Chronique

Strønen / Tanaka / Lea

Bayou

Marthe Lea (cl), Ayumi Tanaka (p), Thomas Strønen (dms)

Label / Distribution : ECM

En plus de jouer à s’écouter, ces trois-là font alliance avec le silence. C’est leur premier maître. Il naît de ce pacte (étrange pour des faiseurs de sons) un sens du phrasé, du poids de chaque mot ou de chaque phonème, impressionnant. Dès les premières secondes d’écoute, on laisse entrer une élégance rare. Bayou, comme son titre ne le précise pas, n’a pas du tout été inspiré par le Mississippi américain mais par le mécanisme lent de formation d’une rivière.

Il réunit donc trois Norvégiens qui comptent sur la scène actuelle : Thomas Strønen, batteur entendu par exemple aux cotés de Nils Petter Molvaer et Mats Eilertsen toujours chez ECM, la diaphane et ensorcelante Ayumi Tanaka, pianiste prodige au toucher tellement souple et doux qu’il semble sans effort, et la jeune clarinettiste Marthe Lea, plus ancrée dans les musiques traditionnelles, qui donne ici de la voix, sur le titre éponyme, dans lequel se sont lovées les paroles d’une berceuse.

Au fur et à mesure des morceaux, on se dit que les mains de chaque musicien sont reliées au corps de l’autre. Et l’on est surpris de constater que cette alchimie de sons venus de trois matières différentes se produise d’une si douce manière. Décidément, comme naît une rivière. Il semble ici que l’on capte le son lorsqu’il se forme, au plus près, ou plus pur de sa forme. La légende (vérifiée) dit que cet album n’a nécessité qu’une première et seule prise, au studio de Lugano, entre trois montagnes suisses. S’il fallait encore prouver la naturelle évidence qui émane de ce trio.
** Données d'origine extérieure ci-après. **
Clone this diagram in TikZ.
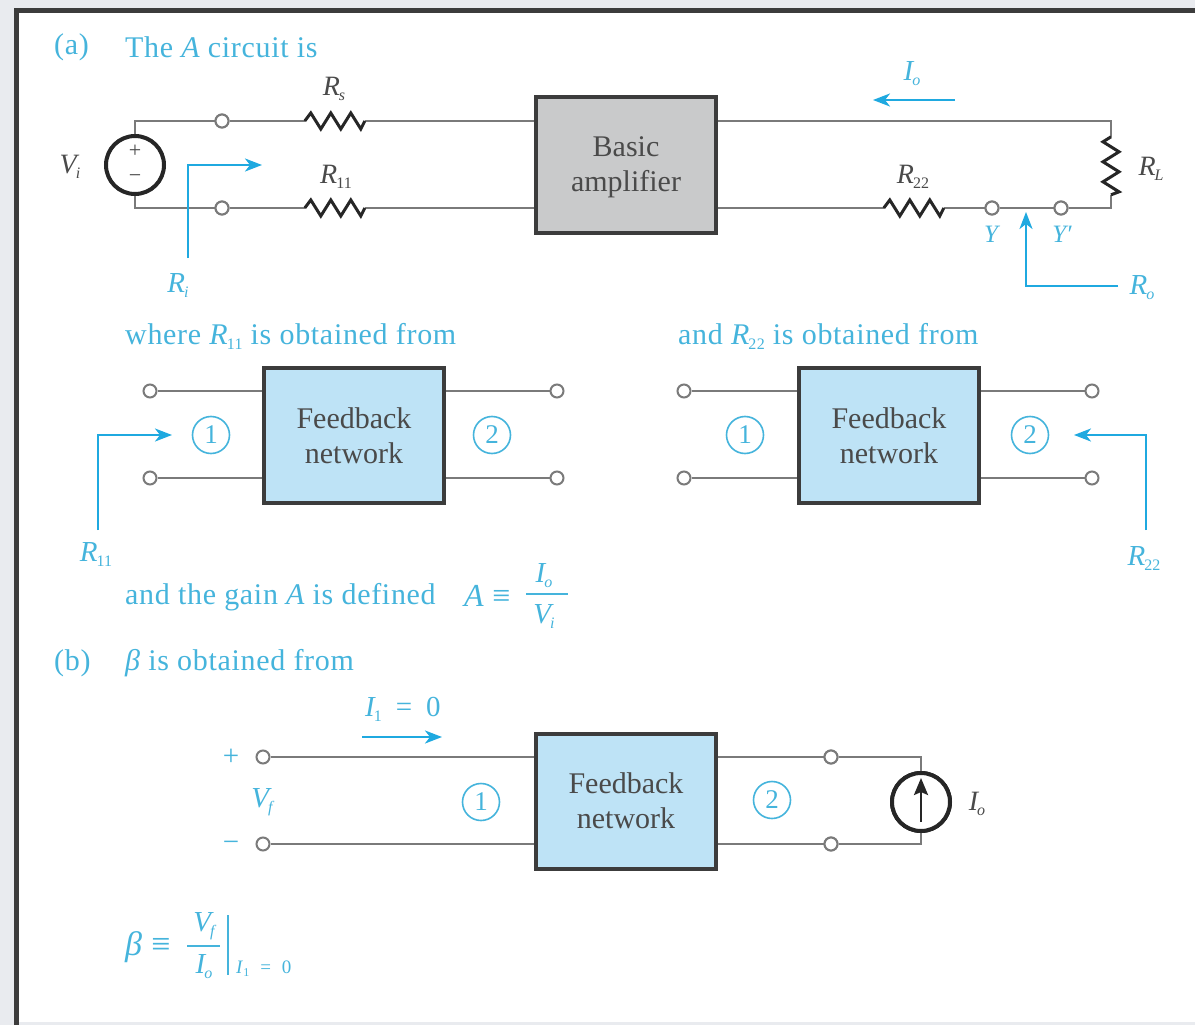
\documentclass[tikz,border=0pt]{standalone}
\usepackage{fontspec}
\setmainfont{Liberation Serif}
\newfontfamily\widefam[LetterSpace=2.3]{Liberation Serif}
\definecolor{cy}{HTML}{1FA9E0}
\definecolor{cytext}{HTML}{45B4DC}
\definecolor{ink}{HTML}{4A4A4A}
\definecolor{wirec}{HTML}{7A7A7A}
\definecolor{blockedge}{HTML}{3C3C3C}
\definecolor{ampfill}{HTML}{C9CACB}
\definecolor{fbfill}{HTML}{BEE3F6}
\definecolor{pagebg}{HTML}{E9EBEF}
\newcommand{\Sy}[2]{{\itshape #1}\kern-1pt\raisebox{-5pt}{\fontsize{16}{16}\selectfont #2}}
\newcommand{\Sz}[2]{{\itshape #1}\kern-1pt\raisebox{-5pt}{\fontsize{16}{16}\selectfont\itshape #2}}
\newcommand{\HZig}[1]{\draw[zig] (#1.west) -- ++(6,-8) -- ++(10,16) -- ++(10,-16) -- ++(10,16) -- ++(10,-16) -- ++(10,16) -- ++(4,-8);}
\newcommand{\VZig}[1]{\draw[zig] (#1.north) -- ++(-8,5) -- ++(16,10) -- ++(-16,10) -- ++(16,10) -- ++(-16,10) -- ++(16,10) -- ++(-8,3);}
\tikzset{
  x=1pt,y=-1pt,
  lab/.style={inner sep=0pt,text=ink,font=\fontsize{28}{30}\selectfont},
  clab/.style={inner sep=0pt,text=cytext,font=\fontsize{29}{32}\selectfont},
  head/.style={inner sep=0pt,text=cytext,anchor=west,font=\widefam\fontsize{30}{32}\selectfont},
  wire/.style={draw=wirec,line width=2pt},
  zig/.style={draw=black!85,line width=3pt,line join=miter},
  term/.style={circle,draw=wirec,line width=2pt,fill=white,minimum size=13pt,inner sep=0pt},
  resbox/.style={inner sep=0pt,minimum width=60pt,minimum height=18pt},
  block/.style={draw=blockedge,line width=4pt,minimum width=180pt,minimum height=135pt,inner sep=0pt,align=center,text=ink,font=\fontsize{30}{35}\selectfont},
  amp/.style={block,fill=ampfill},
  fb/.style={block,fill=fbfill},
  port/.style={circle,draw=cytext,line width=1.6pt,minimum size=37pt,inner sep=0pt,text=cytext,font=\fontsize{27}{27}\selectfont},
  src/.style={circle,draw=black!85,line width=4pt,fill=white,minimum size=58pt,inner sep=0pt},
  cyline/.style={draw=cy,line width=2.4pt,-{Stealth[length=17pt,width=13pt,inset=5pt]}},
  fracbar/.style={draw=cytext,line width=1.6pt}
}
\usetikzlibrary{arrows.meta}
\begin{document}
\begin{tikzpicture}
\useasboundingbox (0,0) rectangle (1195,1025);
\fill[pagebg] (0,0) rectangle (1195,1025);
\fill[white] (16,10) rectangle (1195,1022);
\draw[blockedge,line width=5pt] (16,1025) -- (16,10.5) -- (1195,10.5);

% headings
\node[head] (ha) at (54,47) {(a)};
\node[head] (hat) at (125,47) {The {\itshape A} circuit is};
\node[head] (hw) at (125,336.5) {where \Sy{R}{11} is obtained from};
\node[head] (hr) at (678,336.5) {and \Sy{R}{22} is obtained from};
\node[head] (hg) at (125,597) {and the gain {\itshape A} is defined};
\node[head] (hb) at (54,663) {(b)};
\node[head] (hbt) at (125,663) {{\itshape β} is obtained from};

% A circuit
\node[amp] (ba) at (626,165) {\rule{0pt}{25pt}Basic\\amplifier};
\node[src] (vs) at (135,165) {};
\node[lab,font=\fontsize{22}{22}\selectfont] (vsp) at (135,151) {+};
\node[lab,font=\fontsize{22}{22}\selectfont] (vsm) at (135,179) {−};
\coordinate (ct) at (135,121);
\coordinate (cb) at (135,208);
\node[term] (t1) at (222,121) {};
\node[term] (t2) at (222,208) {};
\node[resbox] (rs) at (335,121) {};
\node[resbox] (r11) at (335,208) {};
\node[resbox] (r22) at (914,208) {};
\node[term] (ty) at (992,208) {};
\node[term] (typ) at (1061,208) {};
\coordinate (crt) at (1111,121);
\coordinate (crb) at (1111,208);
\node[inner sep=0pt,minimum width=18pt,minimum height=58pt] (rl) at (1111,166) {};
\draw[wire] (vs) -- (ct) -- (t1) -- (rs.west);
\draw[wire] (vs) -- (cb) -- (t2) -- (r11.west);
\draw[wire] (rs.east) -- (ba.west |- rs.east);
\draw[wire] (r11.east) -- (ba.west |- r11.east);
\draw[wire] (ba.east |- crt) -- (crt) -- (rl.north);
\draw[wire] (ba.east |- r22.west) -- (r22.west);
\draw[wire] (r22.east) -- (ty) -- (typ) -- (crb) -- (rl.south);
\node[term] at (t1) {};\node[term] at (t2) {};\node[term] at (ty) {};\node[term] at (typ) {};
\HZig{rs}\HZig{r11}\HZig{r22}\VZig{rl}
\node[lab] (lvi) at (70,167) {\Sz{V}{i}};
\node[lab] (lrs) at (334,89) {\Sz{R}{s}};
\node[lab] (lr11) at (336,177) {\Sy{R}{11}};
\node[lab] (lr22) at (913,177) {\Sy{R}{22}};
\node[lab] (lrl) at (1151,169) {\Sz{R}{L}};
\node[clab] (lio) at (912,74) {\Sz{I}{o}};
\coordinate (ioa) at (955,100);
\coordinate (iob) at (873,100);
\draw[cyline] (ioa) -- (iob);
\node[clab,font=\fontsize{25}{25}\selectfont\itshape] (ly) at (991,234) {Y};
\node[clab,font=\fontsize{25}{25}\selectfont\itshape] (lyp) at (1062,234) {Y′};
\node[clab] (lri) at (178,286) {\Sz{R}{i}};
\coordinate (ria) at (188,258);
\coordinate (rib) at (188,165);
\coordinate (ric) at (262,165);
\draw[cyline,line join=miter] (ria) -- (rib) -- (ric);
\node[clab] (lro) at (1142,288) {\Sz{R}{o}};
\coordinate (roa) at (1118,286);
\coordinate (rob) at (1026,286);
\coordinate (roc) at (1026,212);
\draw[cyline] (roa) -- (rob) -- (roc);

% left feedback
\node[fb] (f1) at (354,435) {\rule{0pt}{22pt}Feedback\\network};
\node[term] (a1) at (150,391) {};
\node[term] (a2) at (150,478) {};
\node[term] (a3) at (557,391) {};
\node[term] (a4) at (557,478) {};
\draw[wire] (a1) -- (f1.west |- a1);
\draw[wire] (a2) -- (f1.west |- a2);
\draw[wire] (f1.east |- a3) -- (a3);
\draw[wire] (f1.east |- a4) -- (a4);
\node[port] (p1) at (211,435) {1};
\node[port] (p2) at (492,435) {2};
\node[clab] (l11) at (96,555) {\Sy{R}{11}};
\coordinate (aa) at (98,530);
\coordinate (ab) at (98,435);
\coordinate (ac) at (172,435);
\draw[cyline] (aa) -- (ab) -- (ac);

% right feedback
\node[fb] (f2) at (889,435) {\rule{0pt}{22pt}Feedback\\network};
\node[term] (b1) at (684,391) {};
\node[term] (b2) at (684,478) {};
\node[term] (b3) at (1092,391) {};
\node[term] (b4) at (1092,478) {};
\draw[wire] (b1) -- (f2.west |- b1);
\draw[wire] (b2) -- (f2.west |- b2);
\draw[wire] (f2.east |- b3) -- (b3);
\draw[wire] (f2.east |- b4) -- (b4);
\node[port] (q1) at (745,435) {1};
\node[port] (q2) at (1030,435) {2};
\node[clab] (l22) at (1144,559) {\Sy{R}{22}};
\coordinate (ba1) at (1146,530);
\coordinate (ba2) at (1146,435);
\coordinate (ba3) at (1074,435);
\draw[cyline] (ba1) -- (ba2) -- (ba3);

% A definition
\node[head,font=\widefam\fontsize{32}{32}\selectfont] (adef) at (464,596) {{\itshape A} ≡};
\node[clab] (fn) at (544,576) {\Sz{I}{o}};
\node[clab] (fd) at (544,617) {\Sz{V}{i}};
\coordinate (fl) at (526,594);
\coordinate (fr) at (568,594);
\draw[fracbar] (fl) -- (fr);

% beta circuit
\node[fb] (f3) at (626,801) {Feedback\\network};
\node[term] (c1) at (263,757) {};
\node[term] (c2) at (263,844) {};
\node[term] (c3) at (831,757) {};
\node[term] (c4) at (831,844) {};
\coordinate (cr1) at (921,757);
\coordinate (cr2) at (921,844);
\node[src] (cs) at (921,802) {};
\coordinate (csb) at (921,822);
\coordinate (cst) at (921,778);
\draw[wire] (c1) -- (f3.west |- c1);
\draw[wire] (c2) -- (f3.west |- c2);
\draw[wire] (f3.east |- c3) -- (c3) -- (cr1) -- (cs);
\draw[wire] (f3.east |- c4) -- (c4) -- (cr2) -- (cs);
\node[src] at (cs) {};
\draw[draw=black!85,line width=2.6pt,-{Stealth[length=17pt,width=14pt,inset=3pt]}] (csb) -- (cst);
\node[term] at (c3) {};\node[term] at (c4) {};
\node[lab] (lio2) at (977,804) {\Sz{I}{o}};
\node[port] (r1) at (481,802) {1};
\node[port] (r2) at (772,800) {2};
\node[clab] (li1) at (403,709) {\Sy{I}{1}\hspace{14pt}=\hspace{14pt}0};
\coordinate (i1a) at (362,737);
\coordinate (i1b) at (442,737);
\draw[cyline] (i1a) -- (i1b);
\node[clab] (lp) at (231,757) {+};
\node[clab] (lm) at (231,846) {−};
\node[clab] (lvf) at (262,802) {\Sz{V}{f}};

% beta definition
\node[head,font=\widefam\fontsize{34}{34}\selectfont] (bdef) at (125,947) {{\itshape β} ≡};
\node[clab] (bn) at (204,926) {\Sz{V}{f}};
\node[clab] (bd) at (204,967) {\Sz{I}{o}};
\coordinate (bl) at (187,946);
\coordinate (br) at (220,946);
\coordinate (bt) at (228,915);
\coordinate (bb) at (228,975);
\draw[fracbar] (bl) -- (br);
\draw[fracbar] (bt) -- (bb);
\node[clab,anchor=west,font=\fontsize{19}{19}\selectfont] (bs) at (236,969) {\textit{I}\raisebox{-3pt}{\fontsize{12}{12}\selectfont 1}\hspace{11pt}=\hspace{11pt}0};
\end{tikzpicture}
\end{document}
Pour avoir assisté à deux reprises à l’un de leurs concerts et pour avoir longtemps écouté cet album, nous affirmons que la magie, une forme de lévitation ou de mirage selon que l’on soit porté sur les sensations physiques ou visuelles, opère à chaque fois. « Bayou » est simplement l’un des albums les plus remarquables de l’année.